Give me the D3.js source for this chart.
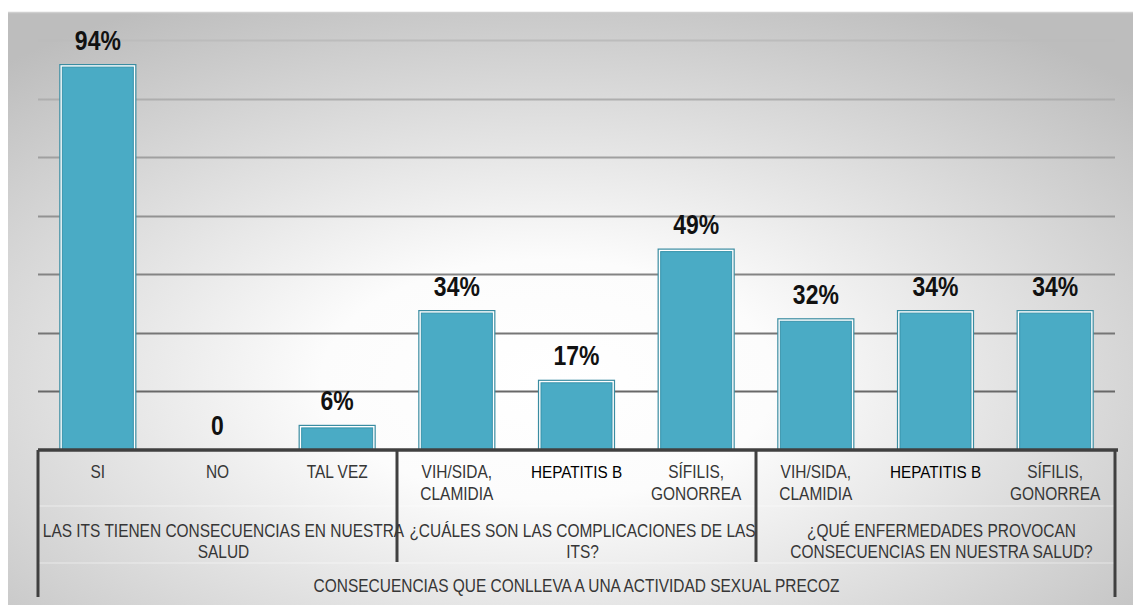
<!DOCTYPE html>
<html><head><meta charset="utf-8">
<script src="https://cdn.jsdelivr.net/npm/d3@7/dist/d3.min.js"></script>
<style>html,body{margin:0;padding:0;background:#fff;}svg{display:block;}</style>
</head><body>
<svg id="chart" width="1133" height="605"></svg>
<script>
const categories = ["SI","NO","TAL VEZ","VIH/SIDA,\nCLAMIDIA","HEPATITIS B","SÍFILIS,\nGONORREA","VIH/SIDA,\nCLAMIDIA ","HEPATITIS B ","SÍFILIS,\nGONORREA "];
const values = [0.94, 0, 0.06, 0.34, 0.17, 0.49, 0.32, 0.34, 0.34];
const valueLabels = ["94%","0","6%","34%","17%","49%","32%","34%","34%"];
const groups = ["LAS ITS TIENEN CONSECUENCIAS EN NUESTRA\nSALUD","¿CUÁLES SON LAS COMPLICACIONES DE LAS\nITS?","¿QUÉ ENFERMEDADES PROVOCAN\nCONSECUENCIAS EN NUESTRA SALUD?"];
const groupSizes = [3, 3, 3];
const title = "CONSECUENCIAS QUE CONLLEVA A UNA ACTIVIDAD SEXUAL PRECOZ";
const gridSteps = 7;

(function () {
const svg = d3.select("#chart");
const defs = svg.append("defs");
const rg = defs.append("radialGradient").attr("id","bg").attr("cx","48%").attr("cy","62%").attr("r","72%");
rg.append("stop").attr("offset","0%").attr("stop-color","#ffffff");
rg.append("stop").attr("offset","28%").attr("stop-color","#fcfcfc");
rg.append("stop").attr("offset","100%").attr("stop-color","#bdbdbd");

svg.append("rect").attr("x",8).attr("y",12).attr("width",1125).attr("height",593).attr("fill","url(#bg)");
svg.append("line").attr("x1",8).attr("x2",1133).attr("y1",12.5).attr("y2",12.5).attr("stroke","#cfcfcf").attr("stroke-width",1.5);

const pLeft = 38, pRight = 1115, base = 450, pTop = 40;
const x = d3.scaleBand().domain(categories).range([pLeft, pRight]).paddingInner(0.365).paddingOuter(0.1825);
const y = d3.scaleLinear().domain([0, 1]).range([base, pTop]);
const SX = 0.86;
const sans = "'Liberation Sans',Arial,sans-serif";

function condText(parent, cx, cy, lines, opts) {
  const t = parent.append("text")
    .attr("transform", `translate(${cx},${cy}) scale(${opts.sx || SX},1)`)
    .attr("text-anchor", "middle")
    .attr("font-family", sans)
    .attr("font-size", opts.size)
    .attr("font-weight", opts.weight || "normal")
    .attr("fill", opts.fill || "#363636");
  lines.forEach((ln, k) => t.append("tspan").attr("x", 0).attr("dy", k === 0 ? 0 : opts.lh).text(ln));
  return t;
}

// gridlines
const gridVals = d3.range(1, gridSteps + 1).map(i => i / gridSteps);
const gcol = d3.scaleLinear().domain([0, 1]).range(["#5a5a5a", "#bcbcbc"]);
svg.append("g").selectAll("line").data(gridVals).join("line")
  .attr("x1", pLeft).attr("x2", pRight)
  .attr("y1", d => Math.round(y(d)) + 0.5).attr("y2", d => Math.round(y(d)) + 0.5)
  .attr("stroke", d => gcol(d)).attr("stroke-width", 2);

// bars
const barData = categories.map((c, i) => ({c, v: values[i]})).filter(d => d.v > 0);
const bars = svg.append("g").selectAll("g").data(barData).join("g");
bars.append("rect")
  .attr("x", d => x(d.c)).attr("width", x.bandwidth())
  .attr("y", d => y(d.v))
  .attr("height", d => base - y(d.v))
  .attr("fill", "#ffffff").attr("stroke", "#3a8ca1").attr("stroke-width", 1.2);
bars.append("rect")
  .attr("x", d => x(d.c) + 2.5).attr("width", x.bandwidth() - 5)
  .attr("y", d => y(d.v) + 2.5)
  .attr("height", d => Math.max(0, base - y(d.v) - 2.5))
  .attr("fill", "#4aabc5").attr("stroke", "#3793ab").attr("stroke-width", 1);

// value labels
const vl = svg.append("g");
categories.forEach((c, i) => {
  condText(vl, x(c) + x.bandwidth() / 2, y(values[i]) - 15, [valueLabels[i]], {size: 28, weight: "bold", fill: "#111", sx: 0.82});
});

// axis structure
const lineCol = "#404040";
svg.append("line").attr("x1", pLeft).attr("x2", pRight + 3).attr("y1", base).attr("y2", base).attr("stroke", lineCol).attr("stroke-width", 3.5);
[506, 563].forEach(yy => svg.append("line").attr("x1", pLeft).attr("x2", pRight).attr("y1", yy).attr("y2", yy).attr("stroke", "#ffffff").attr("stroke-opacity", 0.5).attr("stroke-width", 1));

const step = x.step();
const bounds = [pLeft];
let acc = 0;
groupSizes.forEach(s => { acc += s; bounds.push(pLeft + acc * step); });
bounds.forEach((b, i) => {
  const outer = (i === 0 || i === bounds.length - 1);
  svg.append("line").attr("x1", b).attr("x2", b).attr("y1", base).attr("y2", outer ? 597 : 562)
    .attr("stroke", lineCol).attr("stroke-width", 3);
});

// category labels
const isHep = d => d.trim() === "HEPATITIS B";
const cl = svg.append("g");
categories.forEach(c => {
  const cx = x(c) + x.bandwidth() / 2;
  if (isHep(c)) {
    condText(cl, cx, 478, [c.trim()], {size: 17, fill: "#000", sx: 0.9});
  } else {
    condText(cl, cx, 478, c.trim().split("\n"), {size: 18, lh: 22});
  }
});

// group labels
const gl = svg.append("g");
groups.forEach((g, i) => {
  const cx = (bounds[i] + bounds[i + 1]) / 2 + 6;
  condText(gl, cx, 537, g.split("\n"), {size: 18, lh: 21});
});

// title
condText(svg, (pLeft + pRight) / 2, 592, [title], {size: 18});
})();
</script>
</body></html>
::::
■ **Task details**:
Word for word, quote the lines above. Omit the pictures.

■ **Expected answer**:
Give me the D3.js source for this chart.
<!DOCTYPE html>
<html><head><meta charset="utf-8">
<script src="https://cdn.jsdelivr.net/npm/d3@7/dist/d3.min.js"></script>
<style>html,body{margin:0;padding:0;background:#fff;}svg{display:block;}</style>
</head><body>
<svg id="chart" width="1133" height="605"></svg>
<script>
const categories = ["SI","NO","TAL VEZ","VIH/SIDA,\nCLAMIDIA","HEPATITIS B","SÍFILIS,\nGONORREA","VIH/SIDA,\nCLAMIDIA ","HEPATITIS B ","SÍFILIS,\nGONORREA "];
const values = [0.94, 0, 0.06, 0.34, 0.17, 0.49, 0.32, 0.34, 0.34];
const valueLabels = ["94%","0","6%","34%","17%","49%","32%","34%","34%"];
const groups = ["LAS ITS TIENEN CONSECUENCIAS EN NUESTRA\nSALUD","¿CUÁLES SON LAS COMPLICACIONES DE LAS\nITS?","¿QUÉ ENFERMEDADES PROVOCAN\nCONSECUENCIAS EN NUESTRA SALUD?"];
const groupSizes = [3, 3, 3];
const title = "CONSECUENCIAS QUE CONLLEVA A UNA ACTIVIDAD SEXUAL PRECOZ";
const gridSteps = 7;

(function () {
const svg = d3.select("#chart");
const defs = svg.append("defs");
const rg = defs.append("radialGradient").attr("id","bg").attr("cx","48%").attr("cy","62%").attr("r","72%");
rg.append("stop").attr("offset","0%").attr("stop-color","#ffffff");
rg.append("stop").attr("offset","28%").attr("stop-color","#fcfcfc");
rg.append("stop").attr("offset","100%").attr("stop-color","#bdbdbd");

svg.append("rect").attr("x",8).attr("y",12).attr("width",1125).attr("height",593).attr("fill","url(#bg)");
svg.append("line").attr("x1",8).attr("x2",1133).attr("y1",12.5).attr("y2",12.5).attr("stroke","#cfcfcf").attr("stroke-width",1.5);

const pLeft = 38, pRight = 1115, base = 450, pTop = 40;
const x = d3.scaleBand().domain(categories).range([pLeft, pRight]).paddingInner(0.365).paddingOuter(0.1825);
const y = d3.scaleLinear().domain([0, 1]).range([base, pTop]);
const SX = 0.86;
const sans = "'Liberation Sans',Arial,sans-serif";

function condText(parent, cx, cy, lines, opts) {
  const t = parent.append("text")
    .attr("transform", `translate(${cx},${cy}) scale(${opts.sx || SX},1)`)
    .attr("text-anchor", "middle")
    .attr("font-family", sans)
    .attr("font-size", opts.size)
    .attr("font-weight", opts.weight || "normal")
    .attr("fill", opts.fill || "#363636");
  lines.forEach((ln, k) => t.append("tspan").attr("x", 0).attr("dy", k === 0 ? 0 : opts.lh).text(ln));
  return t;
}

// gridlines
const gridVals = d3.range(1, gridSteps + 1).map(i => i / gridSteps);
const gcol = d3.scaleLinear().domain([0, 1]).range(["#5a5a5a", "#bcbcbc"]);
svg.append("g").selectAll("line").data(gridVals).join("line")
  .attr("x1", pLeft).attr("x2", pRight)
  .attr("y1", d => Math.round(y(d)) + 0.5).attr("y2", d => Math.round(y(d)) + 0.5)
  .attr("stroke", d => gcol(d)).attr("stroke-width", 2);

// bars
const barData = categories.map((c, i) => ({c, v: values[i]})).filter(d => d.v > 0);
const bars = svg.append("g").selectAll("g").data(barData).join("g");
bars.append("rect")
  .attr("x", d => x(d.c)).attr("width", x.bandwidth())
  .attr("y", d => y(d.v))
  .attr("height", d => base - y(d.v))
  .attr("fill", "#ffffff").attr("stroke", "#3a8ca1").attr("stroke-width", 1.2);
bars.append("rect")
  .attr("x", d => x(d.c) + 2.5).attr("width", x.bandwidth() - 5)
  .attr("y", d => y(d.v) + 2.5)
  .attr("height", d => Math.max(0, base - y(d.v) - 2.5))
  .attr("fill", "#4aabc5").attr("stroke", "#3793ab").attr("stroke-width", 1);

// value labels
const vl = svg.append("g");
categories.forEach((c, i) => {
  condText(vl, x(c) + x.bandwidth() / 2, y(values[i]) - 15, [valueLabels[i]], {size: 28, weight: "bold", fill: "#111", sx: 0.82});
});

// axis structure
const lineCol = "#404040";
svg.append("line").attr("x1", pLeft).attr("x2", pRight + 3).attr("y1", base).attr("y2", base).attr("stroke", lineCol).attr("stroke-width", 3.5);
[506, 563].forEach(yy => svg.append("line").attr("x1", pLeft).attr("x2", pRight).attr("y1", yy).attr("y2", yy).attr("stroke", "#ffffff").attr("stroke-opacity", 0.5).attr("stroke-width", 1));

const step = x.step();
const bounds = [pLeft];
let acc = 0;
groupSizes.forEach(s => { acc += s; bounds.push(pLeft + acc * step); });
bounds.forEach((b, i) => {
  const outer = (i === 0 || i === bounds.length - 1);
  svg.append("line").attr("x1", b).attr("x2", b).attr("y1", base).attr("y2", outer ? 597 : 562)
    .attr("stroke", lineCol).attr("stroke-width", 3);
});

// category labels
const isHep = d => d.trim() === "HEPATITIS B";
const cl = svg.append("g");
categories.forEach(c => {
  const cx = x(c) + x.bandwidth() / 2;
  if (isHep(c)) {
    condText(cl, cx, 478, [c.trim()], {size: 17, fill: "#000", sx: 0.9});
  } else {
    condText(cl, cx, 478, c.trim().split("\n"), {size: 18, lh: 22});
  }
});

// group labels
const gl = svg.append("g");
groups.forEach((g, i) => {
  const cx = (bounds[i] + bounds[i + 1]) / 2 + 6;
  condText(gl, cx, 537, g.split("\n"), {size: 18, lh: 21});
});

// title
condText(svg, (pLeft + pRight) / 2, 592, [title], {size: 18});
})();
</script>
</body></html>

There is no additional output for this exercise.